Data extract:
>>>>

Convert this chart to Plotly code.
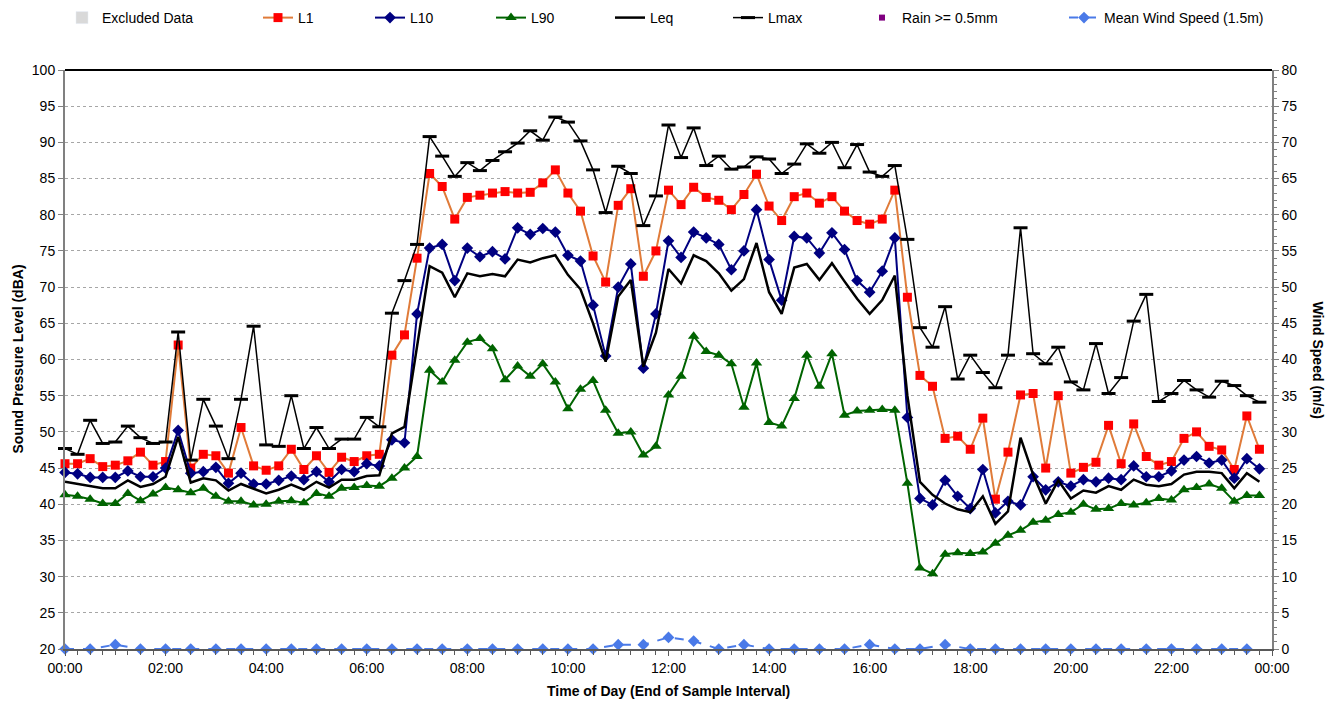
import pandas as pd
import plotly.graph_objects as go

# 15-minute noise statistics, 00:00 to 23:45 (end of sample interval)
times = pd.date_range("2024-01-01 00:00", periods=96, freq="15min")
# mean wind speed at 1.5 m, 30-minute intervals
wind_times = pd.date_range("2024-01-01 00:00", periods=48, freq="30min")

l1 = [45.6, 45.6, 46.3, 45.2, 45.4, 46.0, 47.2, 45.4, 45.9, 62.0, 45.0, 46.9, 46.7,
      44.3, 50.6, 45.3, 44.7, 45.3, 47.6, 44.8, 46.7, 44.4, 46.5, 45.9, 46.7,
      46.9, 60.6, 63.4, 74.0, 85.7, 83.9, 79.4, 82.4, 82.7, 83.0, 83.2, 83.0,
      83.1, 84.4, 86.2, 83.0, 80.5, 74.3, 70.7, 81.3, 83.6, 71.5, 75.0, 83.4,
      81.4, 83.8, 82.4, 82.0, 80.7, 82.8, 85.6, 81.2, 79.2, 82.5, 83.0, 81.6,
      82.5, 80.5, 79.2, 78.7, 79.4, 83.4, 68.6, 57.8, 56.3, 49.1, 49.4, 47.6,
      51.9, 40.7, 47.2, 55.1, 55.3, 45.0, 55.0, 44.3, 45.1, 45.8, 50.9, 45.6,
      51.1, 46.6, 45.4, 45.9, 49.1, 50.0, 48.0, 47.5, 44.8, 52.2, 47.6]

l10 = [44.4, 44.2, 43.7, 43.7, 43.7, 44.6, 43.8, 43.8, 45.0, 50.2, 44.3, 44.5, 45.1,
       42.9, 44.3, 42.8, 42.8, 43.3, 43.9, 43.4, 44.5, 43.1, 44.8, 44.5, 45.6,
       45.3, 48.9, 48.5, 66.3, 75.4, 75.9, 70.9, 75.4, 74.2, 74.9, 73.9, 78.2,
       77.3, 78.1, 77.6, 74.4, 73.6, 67.5, 60.5, 70.0, 73.2, 58.8, 66.3, 76.4,
       74.1, 77.6, 76.8, 75.9, 72.4, 75.0, 80.7, 73.8, 68.2, 77.0, 76.8, 74.7,
       77.5, 75.2, 70.9, 69.3, 72.2, 76.8, 52.0, 40.8, 39.9, 43.3, 41.1, 39.4,
       44.8, 38.8, 40.4, 39.9, 43.8, 42.0, 43.1, 42.5, 43.4, 43.1, 43.6, 43.4,
       45.3, 43.8, 43.8, 44.6, 46.1, 46.6, 45.7, 46.1, 43.6, 46.3, 44.9]

l90 = [41.3, 41.1, 40.7, 40.1, 40.1, 41.5, 40.5, 41.4, 42.3, 42.0, 41.6, 42.2, 41.1,
       40.4, 40.4, 39.9, 40.0, 40.4, 40.5, 40.2, 41.5, 41.1, 42.2, 42.3, 42.6,
       42.5, 43.6, 45.0, 46.6, 58.5, 56.9, 59.9, 62.4, 62.9, 61.5, 57.2, 59.1,
       57.7, 59.4, 56.9, 53.2, 55.9, 57.1, 53.0, 49.8, 50.0, 46.8, 48.0, 55.1,
       57.7, 63.2, 61.1, 60.6, 59.4, 53.4, 59.5, 51.3, 50.8, 54.6, 60.6, 56.3,
       60.8, 52.3, 52.9, 53.0, 53.1, 53.0, 42.9, 31.2, 30.4, 33.1, 33.3, 33.2,
       33.4, 34.6, 35.7, 36.4, 37.5, 37.8, 38.6, 38.9, 40.0, 39.3, 39.4, 40.1,
       39.9, 40.2, 40.8, 40.6, 42.0, 42.3, 42.8, 42.2, 40.4, 41.2, 41.2]

leq = [43.1, 42.8, 42.4, 42.2, 42.2, 43.3, 42.4, 42.8, 43.8, 49.3, 43.0, 43.6, 43.3,
       41.9, 42.8, 42.1, 41.5, 42.0, 42.7, 42.0, 43.1, 42.3, 43.4, 43.4, 43.9,
       44.0, 49.8, 50.7, 62.0, 72.9, 72.0, 68.6, 71.9, 71.5, 71.8, 71.5, 73.8,
       73.4, 74.0, 74.4, 71.7, 69.7, 65.0, 59.7, 68.7, 71.0, 59.0, 63.7, 72.5,
       70.5, 74.4, 73.6, 71.9, 69.5, 71.1, 76.1, 69.3, 66.3, 72.7, 73.2, 71.0,
       73.3, 70.8, 68.4, 66.3, 68.2, 71.6, 55.0, 43.1, 41.3, 40.1, 39.3, 38.9,
       41.1, 37.3, 39.0, 49.2, 44.1, 40.1, 43.3, 40.8, 41.9, 41.6, 42.5, 42.0,
       43.4, 42.7, 42.5, 42.8, 44.1, 44.5, 44.5, 44.3, 42.2, 44.3, 43.1]

lmax = [47.7, 46.9, 51.6, 48.4, 48.6, 50.8, 49.2, 48.4, 48.6, 63.8, 46.1, 54.5, 50.8,
        46.3, 54.5, 64.6, 48.2, 48.0, 55.0, 47.7, 50.6, 47.7, 49.0, 49.0, 52.0,
        50.7, 66.4, 70.9, 75.9, 90.8, 88.1, 85.3, 87.2, 86.1, 87.5, 88.7, 89.9,
        91.6, 90.3, 93.5, 92.8, 90.2, 86.2, 80.3, 86.7, 85.7, 78.5, 82.6, 92.4,
        87.9, 92.0, 86.8, 88.1, 86.3, 86.6, 88.0, 87.7, 85.7, 87.0, 89.8, 88.5,
        90.0, 86.5, 89.7, 85.9, 85.3, 86.8, 76.6, 64.4, 61.7, 67.3, 57.3, 60.6,
        58.2, 56.1, 60.6, 78.2, 60.8, 59.4, 61.7, 56.9, 55.8, 62.2, 55.3, 57.5,
        65.3, 69.0, 54.2, 55.3, 57.1, 55.8, 54.8, 57.0, 56.4, 55.0, 54.1]

wind = [0.0, 0.0, 0.6, 0.0, 0.0, 0.0, 0.0, 0.0, 0.0, 0.0, 0.0, 0.0,
        0.0, 0.0, 0.0, 0.0, 0.0, 0.0, 0.0, 0.0, 0.0, 0.0, 0.6, 0.6,
        1.6, 1.1, 0.0, 0.6, 0.0, 0.0, 0.0, 0.0, 0.6, 0.0, 0.0, 0.6,
        0.0, 0.0, 0.0, 0.0, 0.0, 0.0, 0.0, 0.0, 0.0, 0.0, 0.0, 0.0]

FONT = "Liberation Sans, Arial, sans-serif"
W, H = 1337, 704
PLOT_L, PLOT_R = 65, 1272

# legend slots along the top row (left edge in pixels)
legend_left = {"legend": 62, "legend2": 258, "legend3": 370, "legend4": 491,
               "legend5": 610, "legend6": 728, "legend7": 862, "legend8": 1064}

fig = go.Figure()

fig.add_trace(go.Bar(x=[None], y=[None], name="Excluded Data",
                     marker=dict(color="#D9D9D9"), legend="legend"))

fig.add_trace(go.Scatter(x=times, y=l1, name="L1", mode="lines+markers",
                         line=dict(color="#E07B39", width=2),
                         marker=dict(symbol="square", size=9, color="#FF0000"),
                         cliponaxis=False, legend="legend2"))

fig.add_trace(go.Scatter(x=times, y=l10, name="L10", mode="lines+markers",
                         line=dict(color="#000080", width=2),
                         marker=dict(symbol="diamond", size=9, color="#000080"),
                         cliponaxis=False, legend="legend3"))

fig.add_trace(go.Scatter(x=times, y=l90, name="L90", mode="lines+markers",
                         line=dict(color="#006400", width=2),
                         marker=dict(symbol="triangle-up", size=10, color="#006400"),
                         cliponaxis=False, legend="legend4"))

fig.add_trace(go.Scatter(x=times, y=leq, name="Leq", mode="lines",
                         line=dict(color="#000000", width=2.5),
                         cliponaxis=False, legend="legend5"))

fig.add_trace(go.Scatter(x=times, y=lmax, name="Lmax", mode="lines+markers",
                         line=dict(color="#000000", width=1.5),
                         marker=dict(symbol="line-ew", size=10, color="#000000",
                                     line=dict(color="#000000", width=3)),
                         cliponaxis=False, legend="legend6"))

fig.add_trace(go.Scatter(x=[None], y=[None], name="Rain >= 0.5mm", mode="markers",
                         marker=dict(symbol="square", size=6, color="#800080"),
                         legend="legend7"))

fig.add_trace(go.Scatter(x=wind_times, y=wind, name="Mean Wind Speed (1.5m)",
                         mode="lines+markers", yaxis="y2",
                         line=dict(color="#4A7AE8", width=2, dash="dash"),
                         marker=dict(symbol="diamond", size=9, color="#4A7AE8"),
                         cliponaxis=False, legend="legend8"))

legend_common = dict(orientation="h", xref="container", yref="container",
                     xanchor="left", yanchor="middle", y=1 - 18 / H,
                     bgcolor="rgba(0,0,0,0)", borderwidth=0,
                     font=dict(family=FONT, size=14, color="#000000"))
legends = {k: dict(legend_common, x=v / W) for k, v in legend_left.items()}


def paper_x(px):
    return (px - PLOT_L) / (PLOT_R - PLOT_L)


fig.update_layout(
    width=W, height=H,
    margin=dict(l=PLOT_L, r=W - PLOT_R, t=70, b=55),
    paper_bgcolor="white", plot_bgcolor="white",
    font=dict(family=FONT, size=14, color="#000000"),
    showlegend=True,
    **legends,
    xaxis=dict(
        type="date",
        range=["2024-01-01 00:00", "2024-01-02 00:00"],
        dtick=2 * 3600 * 1000, tickformat="%H:%M",
        ticks="outside", ticklen=5, tickcolor="#595959",
        minor=dict(dtick=15 * 60 * 1000, ticks="outside", ticklen=4,
                   tickcolor="#595959", showgrid=False),
        showgrid=False, zeroline=False,
        showline=True, linecolor="#595959", linewidth=1.5,
        tickfont=dict(size=14),
    ),
    yaxis=dict(
        range=[20, 100], dtick=5,
        ticks="outside", ticklen=5, tickcolor="#808080",
        showgrid=True, gridcolor="#A6A6A6", griddash="dot", gridwidth=1,
        zeroline=False, showline=True, linecolor="#808080", linewidth=2,
        tickfont=dict(size=14),
    ),
    yaxis2=dict(
        range=[0, 80], dtick=5, overlaying="y", side="right",
        ticks="outside", ticklen=5, tickcolor="#808080",
        minor=dict(dtick=1, ticks="outside", ticklen=3, tickcolor="#808080"),
        showgrid=False, zeroline=False,
        showline=True, linecolor="#808080", linewidth=1.5,
        tickfont=dict(size=14),
    ),
    shapes=[dict(type="line", xref="paper", yref="paper", x0=0, x1=1, y0=1, y1=1,
                 line=dict(color="#000000", width=2))],
    annotations=[
        dict(text="<b>Time of Day (End of Sample Interval)</b>", xref="paper", yref="paper",
             x=0.5, y=-0.072, xanchor="center", yanchor="middle", showarrow=False,
             font=dict(size=14, family=FONT)),
        dict(text="<b>Sound Pressure Level (dBA)</b>", xref="paper", yref="paper",
             x=paper_x(17), y=0.5, xanchor="center", yanchor="middle", showarrow=False,
             textangle=-90, font=dict(size=14, family=FONT)),
        dict(text="<b>Wind Speed (m/s)</b>", xref="paper", yref="paper",
             x=paper_x(1318), y=0.5, xanchor="center", yanchor="middle", showarrow=False,
             textangle=90, font=dict(size=14, family=FONT)),
    ],
)

fig.write_html("out.html")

<<<<

What is needed:
Repeat, with no pictures, each line from the beginning of the data through the line containing "import plotly.graph_objects as go", inclusive.

Written solution:
Convert this chart to Plotly code.
import pandas as pd
import plotly.graph_objects as go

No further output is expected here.